▶ **PROBLEM DETAILS**
Write out the listing below exactly, and omit any images you find in it.
········
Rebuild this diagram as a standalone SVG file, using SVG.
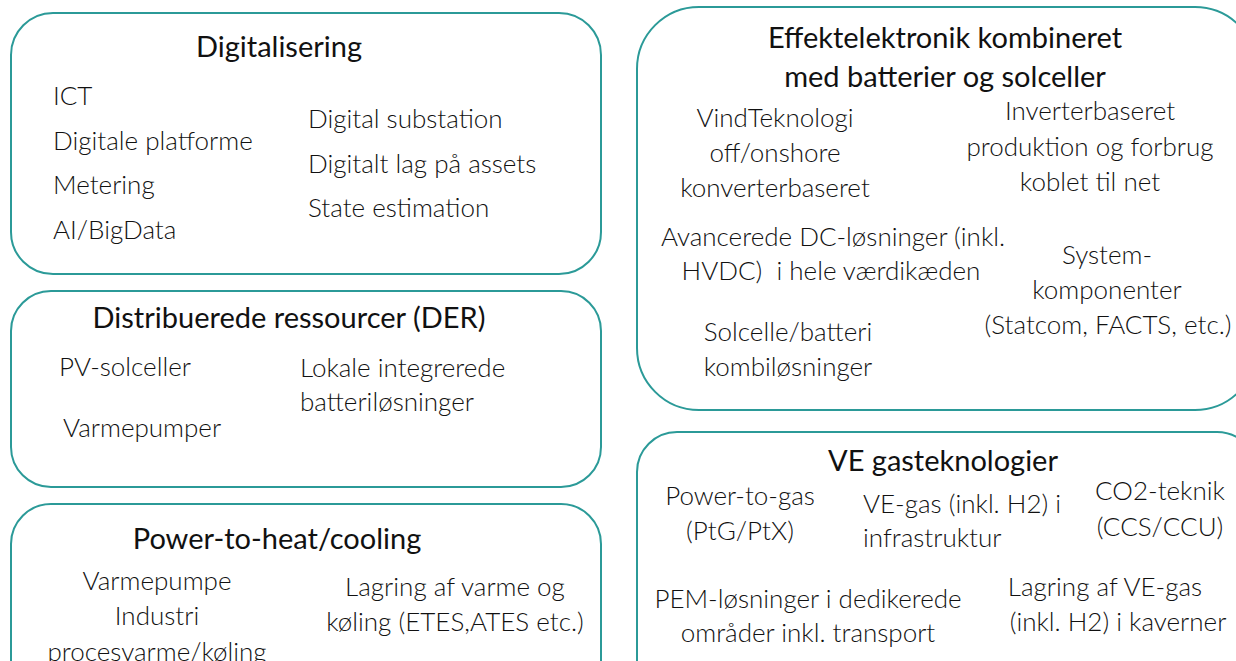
<svg xmlns="http://www.w3.org/2000/svg" width="1236" height="661" viewBox="0 0 1236 661">
  <style>
    .box { fill: #ffffff; stroke: #2b9a98; stroke-width: 2; }
    text { font-family: Lato, "Open Sans", "Liberation Sans", sans-serif; fill: #111111; }
    .title { font-size: 29px; font-weight: 400; }
    .item { font-size: 26px; font-weight: 300; }
    .mid { text-anchor: middle; }
  </style>
  <rect width="1236" height="661" fill="#ffffff"/>

  <!-- Digitalisering -->
  <g id="digitalisering">
    <rect class="box" x="11" y="13" width="590" height="261" rx="42"/>
    <text class="title mid" x="279" y="57">Digitalisering</text>
    <text class="item" x="53" y="105">ICT</text>
    <text class="item" x="53" y="150">Digitale platforme</text>
    <text class="item" x="53" y="194">Metering</text>
    <text class="item" x="53" y="239">AI/BigData</text>
    <text class="item" x="308" y="128">Digital substation</text>
    <text class="item" x="308" y="173">Digitalt lag på assets</text>
    <text class="item" x="308" y="217">State estimation</text>
  </g>

  <!-- Distribuerede ressourcer -->
  <g id="der">
    <rect class="box" x="11" y="291" width="590" height="196" rx="40"/>
    <text class="title mid" x="289" y="328">Distribuerede ressourcer (DER)</text>
    <text class="item" x="59" y="376">PV-solceller</text>
    <text class="item" x="63" y="437">Varmepumper</text>
    <text class="item" x="300" y="377">Lokale integrerede</text>
    <text class="item" x="300" y="411">batteriløsninger</text>
  </g>

  <!-- Power-to-heat/cooling -->
  <g id="power-to-heat">
    <rect class="box" x="11" y="504" width="590" height="200" rx="40"/>
    <text class="title mid" x="277" y="549">Power-to-heat/cooling</text>
    <text class="item mid" x="157" y="590">Varmepumpe</text>
    <text class="item mid" x="157" y="625">Industri</text>
    <text class="item mid" x="157" y="661">procesvarme/køling</text>
    <text class="item mid" x="455" y="596">Lagring af varme og</text>
    <text class="item mid" x="455" y="631">køling (ETES,ATES etc.)</text>
  </g>

  <!-- Effektelektronik -->
  <g id="effektelektronik">
    <rect class="box" x="637" y="7" width="620" height="403" rx="62"/>
    <text class="title mid" x="945" y="48">Effektelektronik kombineret</text>
    <text class="title mid" x="945" y="87">med batterier og solceller</text>
    <text class="item mid" x="775" y="127">VindTeknologi</text>
    <text class="item mid" x="775" y="162">off/onshore</text>
    <text class="item mid" x="775" y="197">konverterbaseret</text>
    <text class="item mid" x="1090" y="120">Inverterbaseret</text>
    <text class="item mid" x="1090" y="156">produktion og forbrug</text>
    <text class="item mid" x="1090" y="191">koblet til net</text>
    <text class="item mid" x="833" y="246">Avancerede DC-løsninger (inkl.</text>
    <text class="item mid" x="831" y="280" xml:space="preserve">HVDC)  i hele værdikæden</text>
    <text class="item mid" x="1107" y="264">System-</text>
    <text class="item mid" x="1107" y="299">komponenter</text>
    <text class="item mid" x="1108" y="334">(Statcom, FACTS, etc.)</text>
    <text class="item mid" x="788" y="341">Solcelle/batteri</text>
    <text class="item mid" x="788" y="376">kombiløsninger</text>
  </g>

  <!-- VE gasteknologier -->
  <g id="ve-gas">
    <rect class="box" x="637" y="432" width="620" height="270" rx="40"/>
    <text class="title mid" x="943" y="471">VE gasteknologier</text>
    <text class="item mid" x="740" y="505">Power-to-gas</text>
    <text class="item mid" x="740" y="540">(PtG/PtX)</text>
    <text class="item" x="863" y="513">VE-gas (inkl. H2) i</text>
    <text class="item" x="863" y="547">infrastruktur</text>
    <text class="item mid" x="1160" y="500">CO2-teknik</text>
    <text class="item mid" x="1160" y="536">(CCS/CCU)</text>
    <text class="item mid" x="808" y="608">PEM-løsninger i dedikerede</text>
    <text class="item mid" x="808" y="642">områder inkl. transport</text>
    <text class="item mid" x="1105" y="596">Lagring af VE-gas</text>
    <text class="item mid" x="1118" y="631">(inkl. H2) i kaverner</text>
  </g>

  <g id="connectors"/>
</svg>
········
▶ **ANSWER TO THE PROBLEM**
Rebuild this diagram as a standalone SVG file, using SVG.
<svg xmlns="http://www.w3.org/2000/svg" width="1236" height="661" viewBox="0 0 1236 661">
  <style>
    .box { fill: #ffffff; stroke: #2b9a98; stroke-width: 2; }
    text { font-family: Lato, "Open Sans", "Liberation Sans", sans-serif; fill: #111111; }
    .title { font-size: 29px; font-weight: 400; }
    .item { font-size: 26px; font-weight: 300; }
    .mid { text-anchor: middle; }
  </style>
  <rect width="1236" height="661" fill="#ffffff"/>

  <!-- Digitalisering -->
  <g id="digitalisering">
    <rect class="box" x="11" y="13" width="590" height="261" rx="42"/>
    <text class="title mid" x="279" y="57">Digitalisering</text>
    <text class="item" x="53" y="105">ICT</text>
    <text class="item" x="53" y="150">Digitale platforme</text>
    <text class="item" x="53" y="194">Metering</text>
    <text class="item" x="53" y="239">AI/BigData</text>
    <text class="item" x="308" y="128">Digital substation</text>
    <text class="item" x="308" y="173">Digitalt lag på assets</text>
    <text class="item" x="308" y="217">State estimation</text>
  </g>

  <!-- Distribuerede ressourcer -->
  <g id="der">
    <rect class="box" x="11" y="291" width="590" height="196" rx="40"/>
    <text class="title mid" x="289" y="328">Distribuerede ressourcer (DER)</text>
    <text class="item" x="59" y="376">PV-solceller</text>
    <text class="item" x="63" y="437">Varmepumper</text>
    <text class="item" x="300" y="377">Lokale integrerede</text>
    <text class="item" x="300" y="411">batteriløsninger</text>
  </g>

  <!-- Power-to-heat/cooling -->
  <g id="power-to-heat">
    <rect class="box" x="11" y="504" width="590" height="200" rx="40"/>
    <text class="title mid" x="277" y="549">Power-to-heat/cooling</text>
    <text class="item mid" x="157" y="590">Varmepumpe</text>
    <text class="item mid" x="157" y="625">Industri</text>
    <text class="item mid" x="157" y="661">procesvarme/køling</text>
    <text class="item mid" x="455" y="596">Lagring af varme og</text>
    <text class="item mid" x="455" y="631">køling (ETES,ATES etc.)</text>
  </g>

  <!-- Effektelektronik -->
  <g id="effektelektronik">
    <rect class="box" x="637" y="7" width="620" height="403" rx="62"/>
    <text class="title mid" x="945" y="48">Effektelektronik kombineret</text>
    <text class="title mid" x="945" y="87">med batterier og solceller</text>
    <text class="item mid" x="775" y="127">VindTeknologi</text>
    <text class="item mid" x="775" y="162">off/onshore</text>
    <text class="item mid" x="775" y="197">konverterbaseret</text>
    <text class="item mid" x="1090" y="120">Inverterbaseret</text>
    <text class="item mid" x="1090" y="156">produktion og forbrug</text>
    <text class="item mid" x="1090" y="191">koblet til net</text>
    <text class="item mid" x="833" y="246">Avancerede DC-løsninger (inkl.</text>
    <text class="item mid" x="831" y="280" xml:space="preserve">HVDC)  i hele værdikæden</text>
    <text class="item mid" x="1107" y="264">System-</text>
    <text class="item mid" x="1107" y="299">komponenter</text>
    <text class="item mid" x="1108" y="334">(Statcom, FACTS, etc.)</text>
    <text class="item mid" x="788" y="341">Solcelle/batteri</text>
    <text class="item mid" x="788" y="376">kombiløsninger</text>
  </g>

  <!-- VE gasteknologier -->
  <g id="ve-gas">
    <rect class="box" x="637" y="432" width="620" height="270" rx="40"/>
    <text class="title mid" x="943" y="471">VE gasteknologier</text>
    <text class="item mid" x="740" y="505">Power-to-gas</text>
    <text class="item mid" x="740" y="540">(PtG/PtX)</text>
    <text class="item" x="863" y="513">VE-gas (inkl. H2) i</text>
    <text class="item" x="863" y="547">infrastruktur</text>
    <text class="item mid" x="1160" y="500">CO2-teknik</text>
    <text class="item mid" x="1160" y="536">(CCS/CCU)</text>
    <text class="item mid" x="808" y="608">PEM-løsninger i dedikerede</text>
    <text class="item mid" x="808" y="642">områder inkl. transport</text>
    <text class="item mid" x="1105" y="596">Lagring af VE-gas</text>
    <text class="item mid" x="1118" y="631">(inkl. H2) i kaverner</text>
  </g>

  <g id="connectors"/>
</svg>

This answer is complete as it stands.